Muito se escreveu e tomou posição sobre a violência no bairro da Jamaica e os episódios de vandalismo que se seguiram. Aquele bairro no centro do Seixal, bem perto de Lisboa, é um cancro quase com três décadas que só agora começou a ser resolvido. As torres inacabadas de tijolo à vista e janelas mal fechadas, com puxadas ilegais de luz, água e gás, sem saneamento, sem arruamentos, são elas próprias uma violência que gera violência. Para a maioria dos seus habitantes, a polícia não serve para proteger, é uma ameaça e como ameaça é tratada. Não será naquele lugar que esta perceção vai mudar. Talvez nas novas casas que lhes estão a ser atribuídas e, mesmo assim, começando pelos mais novos e reforçando a autoestima.

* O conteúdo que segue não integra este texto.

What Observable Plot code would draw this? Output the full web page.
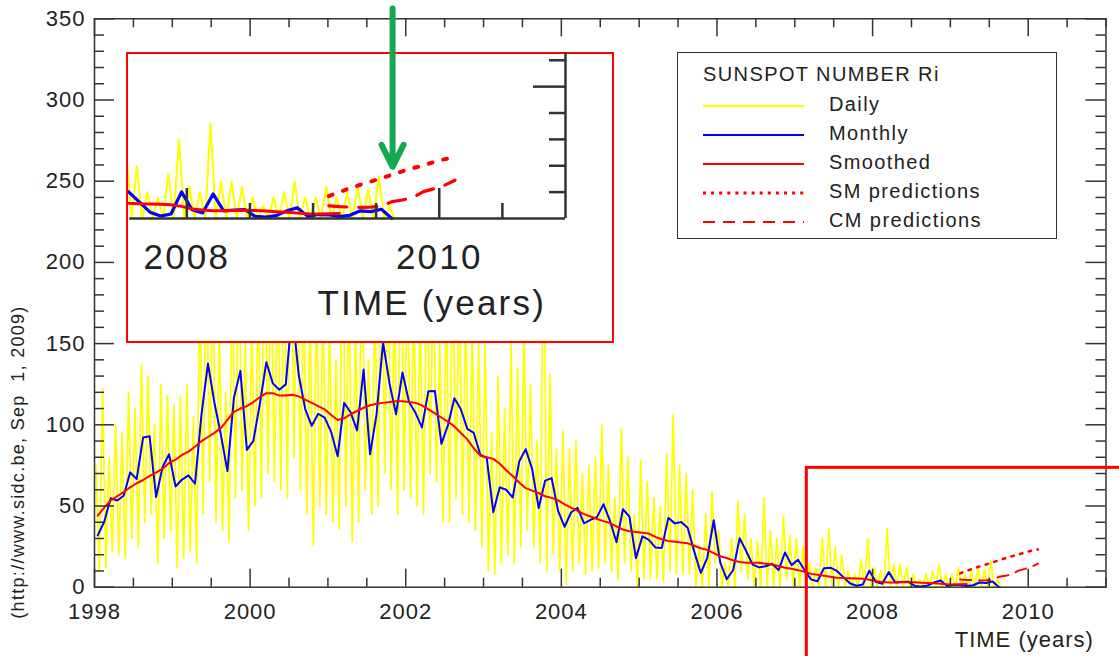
<!DOCTYPE html>
<html>
<head>
<meta charset="utf-8">
<script src="https://cdn.jsdelivr.net/npm/d3@7"></script>
<script src="https://cdn.jsdelivr.net/npm/@observablehq/plot@0.6"></script>
<style>
html, body { margin: 0; padding: 0; background: #fff; }
#wrap { position: relative; width: 1119px; height: 656px; overflow: hidden; font-family: "Liberation Sans", Arial, sans-serif; }
#main { position: absolute; left: 0; top: 0; }
#inset { position: absolute; left: 126px; top: 52px; width: 488px; height: 291px; box-sizing: border-box; border: 2.5px solid #ff0000; background: #fff; }
#insetPlot { position: absolute; left: -0.5px; top: -2.5px; }
#legend { position: absolute; left: 677px; top: 52px; width: 380px; height: 187px; box-sizing: border-box; border: 1.5px solid #333; background: #fff; }
svg text { white-space: pre; }
</style>
</head>
<body>
<div id="wrap">
  <div id="main"></div>
  <div id="inset"><div id="insetPlot"></div></div>
  <div id="legend"></div>
</div>
<script>
// ---------------- DATA ----------------
const startYear = 1998;

// Monthly sunspot number Ri, Jan 1998 .. Aug 2009
const monthlyRi = [
  31.9, 40.3, 54.8, 53.4, 56.3, 70.7, 66.6, 92.2, 92.9, 55.5, 74.0, 81.9,
  62.0, 66.3, 68.8, 63.7, 106.4, 137.7, 113.5, 93.7, 71.5, 116.7, 133.2, 84.6,
  90.1, 112.9, 138.5, 125.5, 121.6, 124.9, 170.1, 130.5, 109.7, 99.4, 106.8, 104.4,
  95.6, 80.6, 113.5, 107.7, 96.6, 134.0, 81.8, 106.4, 150.7, 125.5, 106.5, 132.2,
  114.1, 107.4, 98.4, 120.7, 120.8, 88.3, 99.6, 116.4, 109.6, 97.5, 95.0, 81.6,
  79.5, 46.2, 61.5, 60.0, 55.2, 77.4, 85.0, 72.7, 48.8, 65.6, 67.2, 47.0,
  37.2, 46.0, 48.9, 39.3, 41.5, 43.2, 51.1, 40.9, 27.7, 48.0, 43.5, 17.9,
  31.3, 29.2, 24.5, 24.2, 42.7, 39.3, 40.1, 36.4, 21.9, 8.7, 18.0, 41.2,
  15.3, 4.9, 10.6, 30.2, 22.3, 13.9, 12.2, 12.9, 14.4, 10.5, 21.4, 13.6,
  16.9, 10.6, 4.8, 3.7, 11.7, 12.0, 10.0, 6.2, 2.4, 0.9, 1.7, 10.1,
  3.3, 2.1, 9.3, 2.9, 3.2, 3.4, 0.8, 0.5, 1.1, 2.9, 4.1, 0.8,
  1.5, 1.4, 0.7, 1.2, 2.9, 2.6, 3.5, 0.0
];

// 13-month smoothed Ri, Jan 1998 .. Mar 2009
const smoothedRi = [
  44, 49, 53.5, 56, 58.5, 61.5, 64, 66, 68.5, 70.5, 73, 76.5,
  78.5, 81.5, 83.5, 86.5, 90, 92.5, 95, 98, 103, 108, 110, 111.5,
  114, 117, 119.5, 119.5, 118, 118, 118.5, 117.5, 115.5, 113.5, 111.5, 109.5,
  106, 103, 104, 106.5, 108.5, 110.5, 112, 113, 113.5, 114, 114.5, 114.5,
  114, 113.5, 112, 109.5, 107, 104.5, 102, 99, 95, 91, 85.5, 81,
  80, 79, 76, 72, 68.5, 64.5, 61, 59.5, 58, 56, 55, 53.5,
  51, 49, 47, 45, 43.5, 42, 40.7, 39.5, 37.5, 35.5, 34.5, 34,
  33.5, 33, 31, 29.5, 28.5, 28, 27.5, 27, 25.5, 24, 23, 21,
  19, 18, 16.5, 15.5, 15, 15, 15, 14.5, 14, 13, 12, 11.3,
  10.5, 9.5, 8.2, 7.6, 7.0, 6.4, 5.8, 5.6, 5.5, 5.4, 5.2, 4.6,
  3.6, 3.2, 2.9, 2.9, 3.0, 3.1, 3.0, 2.8, 2.6, 2.4, 2.1, 1.8,
  1.7, 1.8, 1.9
];

// Daily Ri, per month: highest and lowest daily value (Jan 1998 .. Aug 2009)
const dailyHigh = [
  75, 122, 80, 100, 95, 120, 110, 137, 130, 100, 125, 118,
  112, 118, 125, 105, 190, 220, 200, 160, 120, 200, 230, 150,
  160, 190, 240, 210, 200, 220, 290, 220, 190, 170, 180, 175,
  165, 140, 250, 190, 160, 230, 140, 180, 260, 220, 180, 230,
  200, 180, 170, 210, 200, 150, 180, 210, 190, 170, 160, 150,
  150, 95, 130, 110, 150, 135, 160, 125, 90, 250, 131, 85,
  96, 85, 90, 70, 75, 80, 100, 75, 55, 98, 80, 45,
  78, 65, 55, 50, 82, 106, 75, 70, 60, 25, 45, 59,
  35, 15, 30, 53, 45, 30, 28, 55, 35, 30, 44, 32,
  30, 25, 15, 12, 30, 36, 25, 20, 10, 8, 17, 30,
  12, 10, 36, 14, 14, 12, 8, 5, 8, 10, 14, 8,
  8, 12, 8, 10, 12, 11, 16, 5
];
const dailyLow = [
  10, 12, 22, 20, 18, 30, 25, 40, 45, 15, 30, 35,
  12, 18, 22, 15, 45, 65, 40, 35, 28, 55, 60, 35,
  50, 55, 70, 65, 60, 55, 80, 60, 45, 26, 50, 45,
  40, 36, 50, 28, 40, 60, 45, 50, 70, 60, 45, 60,
  55, 50, 45, 70, 65, 40, 40, 55, 45, 40, 35, 25,
  10, 8, 15, 20, 15, 25, 35, 25, 15, 10, 20, 10,
  2, 10, 15, 8, 10, 12, 15, 10, 5, 15, 10, 0,
  5, 5, 5, 3, 10, 8, 8, 8, 0, 0, 0, 15,
  0, 0, 0, 10, 5, 0, 0, 0, 0, 0, 5, 0,
  0, 0, 0, 0, 0, 0, 0, 0, 0, 0, 0, 0,
  0, 0, 0, 0, 0, 0, 0, 0, 0, 0, 0, 0,
  0, 0, 0, 0, 0, 0, 0, 0
];

// Predictions, Feb 2009 .. Feb 2010
const predStartMonth = 133; // months after Jan 1998
const smPrediction = [8.5, 10, 11.5, 12.8, 14, 15.3, 16.6, 17.9, 19.1, 20.2, 21.4, 22.5, 23.2];
const cmPrediction = [4.8, 4.5, 4.3, 4.2, 4.3, 4.6, 6.4, 7.0, 8.0, 10.2, 11.3, 12.6, 14.5];

// Axis ticks / labels
const xTickLabels = [1998, 2000, 2002, 2004, 2006, 2008, 2010];
const yTickLabels = [0, 50, 100, 150, 200, 250, 300, 350];
const insetXTickLabels = [2008, 2010];

// Annotations (data units)
const zoomBox = [{x1: 2007.155, x2: 2013, y1: -80, y2: 73.5}];
const arrowNote = [{x: 2009.63, yTop: 79.6, yTip: 19.6}];

const sourceNote = "(http://www.sidc.be, Sep  1, 2009)";
const legendTitle = "SUNSPOT NUMBER Ri";
const legendItems = [
  {label: "Daily", color: "#ffff00", dash: null, width: 2},
  {label: "Monthly", color: "#0000ff", dash: null, width: 2},
  {label: "Smoothed", color: "#ff0000", dash: null, width: 2},
  {label: "SM predictions", color: "#ff0000", dash: "3,5.1", width: 3},
  {label: "CM predictions", color: "#ff0000", dash: "12,8", width: 2}
];

// ---------------- TABLES ----------------
const tOf = i => startYear + (i + 0.5) / 12;
const monthlyData = monthlyRi.map((v, i) => ({t: tOf(i), v}));
const smoothedData = smoothedRi.map((v, i) => ({t: tOf(i), v}));
const dailyData = dailyHigh.flatMap((hi, i) => [
  {t: startYear + (i + 0.25) / 12, v: hi},
  {t: startYear + (i + 0.75) / 12, v: dailyLow[i]}
]);
const smData = smPrediction.map((v, i) => ({t: tOf(predStartMonth + i), v}));
const cmData = cmPrediction.map((v, i) => ({t: tOf(predStartMonth + i), v}));

const AX = "#333";
const TXT = "#222";
const FONT = "Liberation Sans, Arial, sans-serif";

// ---------------- MAIN PLOT ----------------
const W = 1119, H = 656;
const mL = 94, mR = 13.5, mT = 18.3, mB = 69.3;
const pxYear = (W - mL - mR) / 13;
const pxUnit = (H - mT - mB) / 350;

const halfYears = d3.range(1998, 2011.001, 0.5);
const isMajorX = d => Math.abs(d % 2) < 1e-9;
const yTicks = d3.range(0, 351, 10);
const isMajorY = d => d % 50 === 0;

const main = Plot.plot({
  width: W, height: H,
  marginLeft: mL, marginRight: mR, marginTop: mT, marginBottom: mB,
  x: {domain: [1998, 2011], axis: null},
  y: {domain: [0, 350], axis: null},
  style: {background: "white", fontFamily: FONT, letterSpacing: "1px", color: TXT},
  marks: [
    Plot.line(dailyData, {x: "t", y: "v", stroke: "#ffff00", strokeWidth: 1.7}),
    Plot.line(monthlyData, {x: "t", y: "v", stroke: "#0000ff", strokeWidth: 2}),
    Plot.line(smoothedData, {x: "t", y: "v", stroke: "#ff0000", strokeWidth: 2}),
    Plot.line(smData, {x: "t", y: "v", stroke: "#ff0000", strokeWidth: 2.5, strokeDasharray: "2.5,6.5"}),
    Plot.line(cmData, {x: "t", y: "v", stroke: "#ff0000", strokeWidth: 2, strokeDasharray: "11,8"}),
    // ticks (inward)
    Plot.ruleX(halfYears, {x: d => d, y1: 0, y2: d => (isMajorX(d) ? 18 : 9) / pxUnit, stroke: AX, strokeWidth: 1.5}),
    Plot.ruleX(halfYears, {x: d => d, y1: 350, y2: d => 350 - (isMajorX(d) ? 18 : 9) / pxUnit, stroke: AX, strokeWidth: 1.5}),
    Plot.ruleY(yTicks, {y: d => d, x1: 1998, x2: d => 1998 + (isMajorY(d) ? 20 : 10) / pxYear, stroke: AX, strokeWidth: 1.5}),
    Plot.ruleY(yTicks, {y: d => d, x1: d => 2011 - (isMajorY(d) ? 20 : 10) / pxYear, x2: 2011, stroke: AX, strokeWidth: 1.5}),
    Plot.frame({stroke: AX, strokeWidth: 1.5}),
    // labels
    Plot.text(xTickLabels, {x: d => d, y: 0, dy: 25, text: d => String(d), fontSize: 22, fill: TXT}),
    Plot.text(yTickLabels, {x: 1998, y: d => d, dx: -9, text: d => String(d), textAnchor: "end", fontSize: 22, fill: TXT}),
    Plot.text(["TIME (years)"], {x: 2009.95, y: 0, dy: 53, text: d => d, fontSize: 22, fill: TXT}),
    Plot.text([sourceNote], {frameAnchor: "left", textAnchor: "middle", dx: -76, dy: 159, rotate: -90, text: d => d, fontSize: 18, fill: TXT}),
    // zoom region annotation
    Plot.rect(zoomBox, {x1: "x1", x2: "x2", y1: "y1", y2: "y2", fill: "none", stroke: "#ff0000", strokeWidth: 3})
  ]
});
document.getElementById("main").appendChild(main);
// source note is spaced a little more widely than the tick labels
d3.select(main).selectAll("text").filter(function() { return this.textContent === sourceNote; })
  .style("letter-spacing", "1.3px");

// ---------------- INSET (magnified view) ----------------
const iW = 484, iH = 289;
const imL = 0, imR = 47, imT = 0, imB = 115.1;
const iXdom = [2007.538, 2011];
const iYdom = [-3, 62.95];
const ipxYear = (iW - imL - imR) / (iXdom[1] - iXdom[0]);
const ipxUnit = (iH - imT - imB) / (iYdom[1] - iYdom[0]);
const iHalfYears = d3.range(2008, 2011, 0.5);
const iYTicks = d3.range(10, 61, 10);
const inWin = d => d.t >= 2007.4;

const inset = Plot.plot({
  width: iW, height: iH,
  marginLeft: imL, marginRight: imR, marginTop: imT, marginBottom: imB,
  x: {domain: iXdom, axis: null},
  y: {domain: iYdom, axis: null},
  style: {background: "none", overflow: "visible", fontFamily: FONT, letterSpacing: "2.2px", color: TXT},
  marks: [
    Plot.line(dailyData.filter(inWin), {x: "t", y: "v", stroke: "#ffff00", strokeWidth: 2, clip: true}),
    Plot.line(monthlyData.filter(inWin), {x: "t", y: "v", stroke: "#0000ff", strokeWidth: 3.2, clip: true}),
    Plot.line(smoothedData.filter(inWin), {x: "t", y: "v", stroke: "#ff0000", strokeWidth: 3, clip: true}),
    Plot.line(smData, {x: "t", y: "v", stroke: "#ff0000", strokeWidth: 4, strokeDasharray: "4,11", clip: true}),
    Plot.line(cmData, {x: "t", y: "v", stroke: "#ff0000", strokeWidth: 3.2, strokeDasharray: "18,12", clip: true}),
    Plot.ruleX(iHalfYears, {x: d => d, y1: 0, y2: d => (isMajorX(d) ? 30 : 15) / ipxUnit, stroke: AX, strokeWidth: 2.5}),
    Plot.ruleY(iYTicks, {y: d => d, x1: d => 2011 - (isMajorY(d) ? 32 : 16) / ipxYear, x2: 2011, stroke: AX, strokeWidth: 2.5}),
    Plot.ruleY([0], {x1: iXdom[0] + 0.01, x2: 2011, stroke: AX, strokeWidth: 2.5}),
    Plot.ruleX([2011], {y1: 0, y2: iYdom[1], stroke: AX, strokeWidth: 2.5}),
    Plot.text(insetXTickLabels, {x: d => d, y: 0, dy: 39, text: d => String(d), fontSize: 35, fill: TXT}),
    Plot.text(["TIME (years)"], {x: 2009.94, y: 0, dy: 85, text: d => d, fontSize: 35, fill: TXT}),
    Plot.arrow(arrowNote, {x1: "x", x2: "x", y1: "yTop", y2: "yTip", stroke: "#14a94f", strokeWidth: 6, headLength: 6.15, headAngle: 53})
  ]
});
document.getElementById("insetPlot").appendChild(inset);

// ---------------- LEGEND ----------------
const lg = d3.select("#legend").append("svg")
  .attr("width", 377).attr("height", 184)
  .style("display", "block")
  .attr("font-family", FONT)
  .style("letter-spacing", "1.4px");
lg.append("text").attr("x", 25).attr("y", 28).attr("font-size", 20).attr("fill", TXT).text(legendTitle);
legendItems.forEach((d, i) => {
  const yRow = 53 + i * 29;
  lg.append("line").attr("x1", 25).attr("x2", 126).attr("y1", yRow).attr("y2", yRow)
    .attr("stroke", d.color).attr("stroke-width", d.width)
    .attr("stroke-dasharray", d.dash);
  lg.append("text").attr("x", 151).attr("y", yRow + 4.7).attr("font-size", 20).attr("fill", TXT).text(d.label);
});
</script>
</body>
</html>
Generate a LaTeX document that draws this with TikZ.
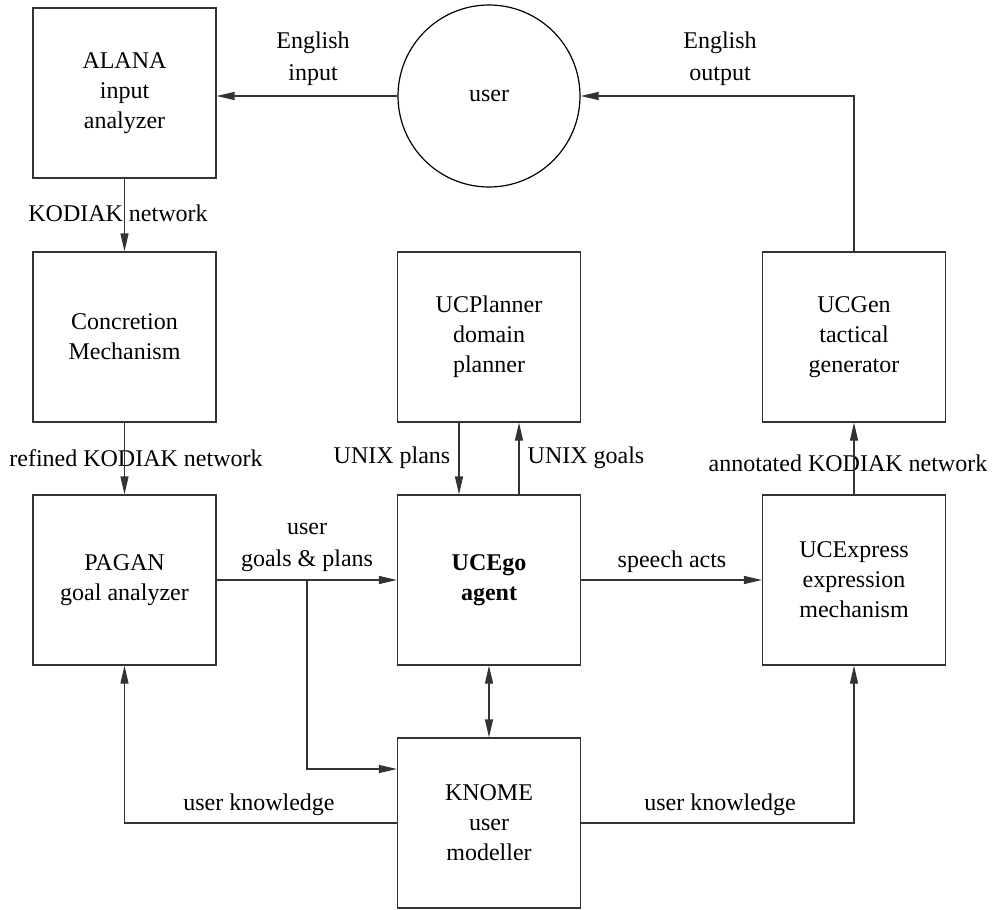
\documentclass[tikz,border=0pt]{standalone}
\usepackage{fontspec}
\setmainfont{Liberation Serif}
\usetikzlibrary{arrows.meta}
\begin{document}
\begin{tikzpicture}[x=0.5pt,y=-0.5pt,
  box/.style={draw=black!80, line width=0.6pt, minimum width=91.5pt, minimum height=85pt, inner sep=0pt, align=center, font=\fontsize{12}{15}\selectfont},
  lab/.style={inner sep=0pt, align=center, font=\fontsize{12}{16}\selectfont},
  arr/.style={draw=black!80, line width=0.6pt, -{Triangle[length=9pt,width=4pt]}},
  darr/.style={draw=black!80, line width=0.6pt, {Triangle[length=9pt,width=4pt]}-{Triangle[length=9pt,width=4pt]}}]
\useasboundingbox (0,0) rectangle (994,909);
% nodes
\node[box] (alana) at (124.5,93) {ALANA\\input\\analyzer};
\node[draw=black, line width=0.6pt, circle, minimum size=91pt, inner sep=0pt, font=\fontsize{12}{15}\selectfont] (user) at (489,96) {user};
\node[box] (conc) at (124.5,337) {Concretion\\Mechanism};
\node[box] (plan) at (489,337) {UCPlanner\\domain\\planner};
\node[box] (gen) at (854,337) {UCGen\\tactical\\generator};
\node[box] (pagan) at (124.5,580) {PAGAN\\goal analyzer};
\node[box] (ego) at (489,580) {\textbf{UCEgo}\\\textbf{agent}};
\node[box] (expr) at (854,580) {UCExpress\\expression\\mechanism};
\node[box] (knome) at (489,823) {KNOME\\user\\modeller};
% labels
\node[lab] (l1) at (313,59) {English\\input};
\node[lab] (l2) at (720,59) {English\\output};
\node[lab] (l3) at (118,213) {KODIAK network};
\node[lab] (l4) at (136,458) {refined KODIAK network};
\node[lab] (l5) at (392,458) {UNIX plans};
\node[lab] (l6) at (586,458) {UNIX goals};
\node[lab] (l7) at (848,463) {annotated KODIAK network};
\node[lab] (l8) at (307,547) {user\\goals \& plans};
\node[lab] (l9) at (672,562) {speech acts};
\node[lab] (l10) at (259,805) {user knowledge};
\node[lab] (l11) at (720,805) {user knowledge};
% connectors
\draw[arr] (user.west) -- (user.west -| alana.east);
\draw[arr] (gen.north) |- (user.east);
\draw[arr] (alana) -- (conc);
\draw[arr] (conc) -- (pagan);
\draw[arr] ([xshift=-15pt]plan.south) -- ([xshift=-15pt]ego.north);
\draw[arr] ([xshift=15pt]ego.north) -- ([xshift=15pt]plan.south);
\draw[arr] (expr) -- (gen);
\draw[arr] (pagan) -- (ego);
\coordinate (br) at (307,580);
\draw[arr] (br) |- ([yshift=27pt]knome.west);
\draw[arr] (ego) -- (expr);
\draw[darr] (ego) -- (knome);
\draw[arr] (knome.west) -| (pagan.south);
\draw[arr] (knome.east) -| (expr.south);
\end{tikzpicture}
\end{document}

A ira é muito fácil de incendiar e é isso que está a acontecer. O episódio do bairro da Jamaica tem servido de combustível para fogos ateados com outros fins. É um filme que já vimos e chega com atraso, mas repetindo a mesma história. Os carros queimados e a destruição gratuita geram medo e são um passo para pedirmos mais ordem e repressão. Movimentos idênticos aconteceram em França e em outros países europeus, primeiro os jovens das periferias, excluídos e sem futuro, agora as violentas manifestações dos coletes amarelos, quase em clima de guerrilha urbana, criando os ingredientes para a ascensão do autoritarismo.
O país dos brandos costumes não está imune aos extremismos antissistema que servem para exacerbar ódios e justificar violências. Aqui vão chegar os sinais dos tempos, de que são exemplo os ataques do PNR. A democracia é muito imperfeita, mas decerto o mais precioso bem que importa defender. Para que o passado não regresse.